Ces projets de réaménagement n'ont pas touché uniquement la ville. Les bourgs et les villages de Qéna aussi ont été concernés. Au village d'Al-Qalaa (la citadelle), situé à 6 km au sud de Qéna, les traits du développement sont très apparents. Les rues du village, même celles séparant les champs, sont pavées. Chaque rue porte une plaque sur laquelle sont marqués le nom et le code postal. Une chose qui n'existe pas dans certains quartiers de la capitale ! Une nouvelle école vient d'être inaugurée au début de cette année scolaire ainsi qu'un centre de jeunesse, une nouvelle centrale téléphonique, de nouveaux départements dans l'unité sanitaire du village, un réseau d'eau potable et une garderie.
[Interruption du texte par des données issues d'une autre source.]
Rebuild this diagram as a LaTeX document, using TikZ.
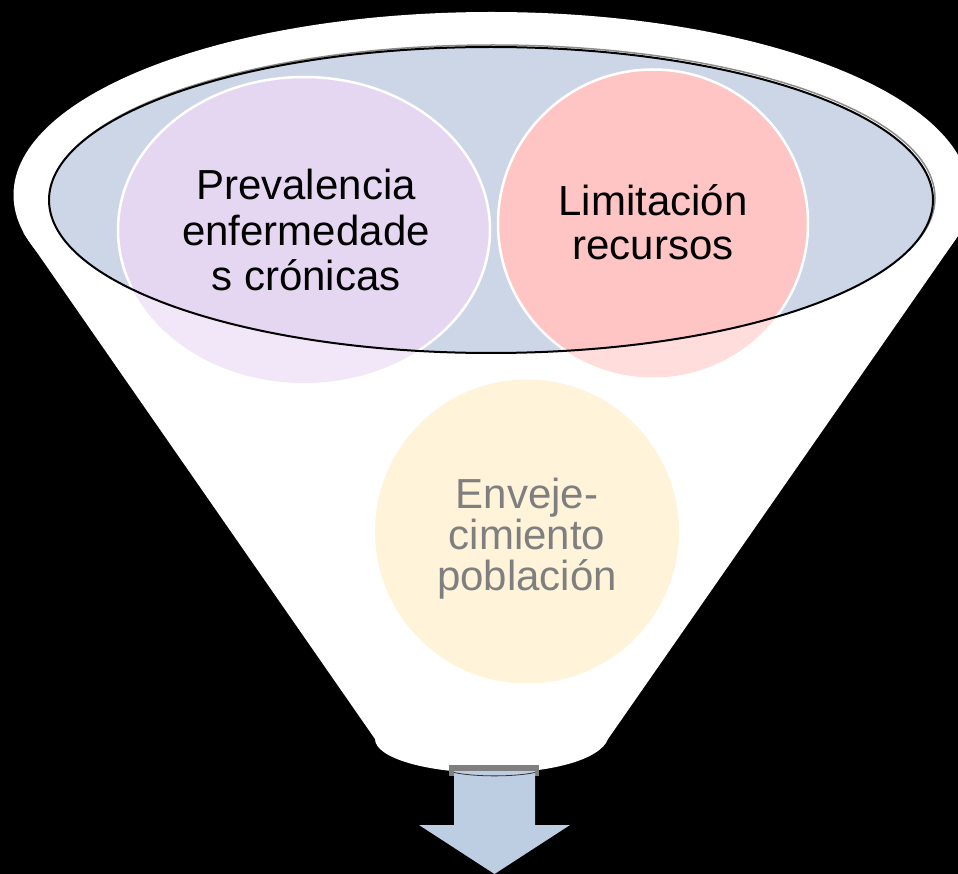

Au centre du village se trouve la municipalité dont le siège est un modeste bâtiment de deux étages. Mahmoud Abbass, président de la municipalité d'Al-Qalaa, affirme que son village, tout comme les autres bourgs et villages dépendant de Qéna, a entamé il y a 3 ans un plan de développement commandé par le gouverneur personnellement. « Le financement vient de trois sources principales. Le plan de développement des municipalités (Chourouq) instauré il y a 10 ans par le ministère du Développement local, le fonds social et ce qu'on appelle le plan urgent de l'Etat », dit Abbass. Le plan Chourouq consiste à construire l'infrastructure nécessaire avec la participation des citoyens. Ces derniers achètent les canalisations quand il s'agit de l'installation de l'eau potable par exemple, et la municipalité se charge des travaux d'installation. Le fonds social présente des crédits pour les services d'infrastructures ainsi que pour la réalisation par les citoyens de projets économiques. Les citoyens se réjouissent de ces crédits qui leur ont permis de posséder des équipements d'irrigation, des fermes d'élevage de volaille, des épiceries, des photocopieuses, des tracteurs, des vergers et des terrains à défricher. Quant au plan urgent de l'Etat, il consiste à consacrer à chaque village 250 000 L.E. supplémentaires que la municipalité dépense selon le besoin. Le gouverneur de Qéna, Adel Labib, a exigé que cet argent soit utilisé uniquement pour les projets d'infrastructures (goudronnage, éclairage, drainage sanitaire et eau potable).

La philosophie du gouverneur consiste à commencer par l'infrastructure et la propreté, car « c'est le moyen d'encourager le citoyen à ne pas quitter sa ville ou son village après que Qéna eut été un gouvernorat marqué par les nombreux départs de ses habitants, notamment parmi la jeunesse », répète-t-il. Selon Adel Labib, le deuxième pas à faire est de créer de nouvelles opportunités de travail pour réduire le chômage et donc arriver finalement au niveau du développement requis. C'est pour cette raison qu'il a tenu à étendre le réaménagement aux 50 km de route qui entrent dans le découpage administratif de Qéna et qui relient ce gouvernorat à Louqsor. « Qéna, qui était autrefois une honte, mérite aujourd'hui d'être nommée la perle de la Haute-Egypte », conclut Am Fadl.